Herein lies the nugget of Hamlet’s battle. His will, like any human, yearns for freedom, the freedom to live, the freedom to decide his own fate, yet the situation he finds himself thrust into at the start of the play shows him to be a pawn, essentially, to a greater will, that of his father. This births the conflict within him. He understands his duty full well. His father demands revenge, therefore he must provide it. However, his desire for life, freedom, and self-direction, though unconscious, precipitates a protracted period of avoidance techniques, punctuated by self-abasing soliloquies, wherein he delays his duty for as long as can, to keep himself alive. Hamlet, in Shaw’s words, was “…not really a great man…he was a potential” (Shaw 95) His tragic flaw seems to be that he loved life and tried to find a way to stay with it.

Works Cited

Kumamoto, Chikako. “Shakespeare’s Hamlet.” The Explicator 64.4 (2006): 201-204.
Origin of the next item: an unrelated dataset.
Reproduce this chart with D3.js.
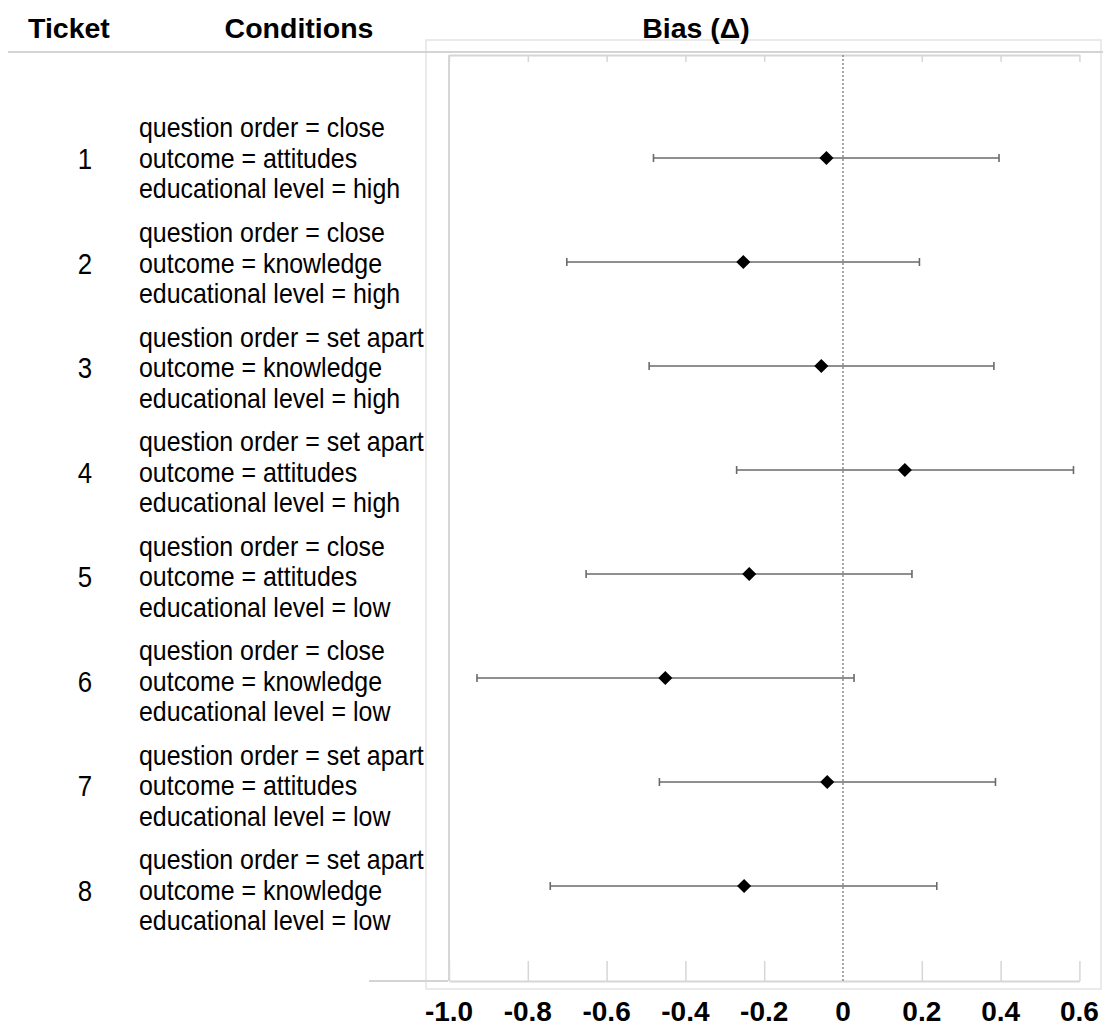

Moore, Peter R. “Hamlet and the Two Witness Rule.” Notes and Queries 44.4 (1997): 498-502.

Podrug, Dinko. “Through Hamlet to Narrative Medicine and Neuroscience: Literature as a Basic Science of Psychiatry.” Psychiatric Times 22.7 (2005): 23-26.

Shakespeare, William. “Hamlet, Prince of Denmark.” The Annotated Shakespeare. Ed. A.L. Rowse. New York: Greenwich House, 1988. 1731-1803. Print.

Shaw, A.B. “Depressive Illness Delayed Hamlet’s Revenge.” Medical Humanities 28.2 (2002): 92-96.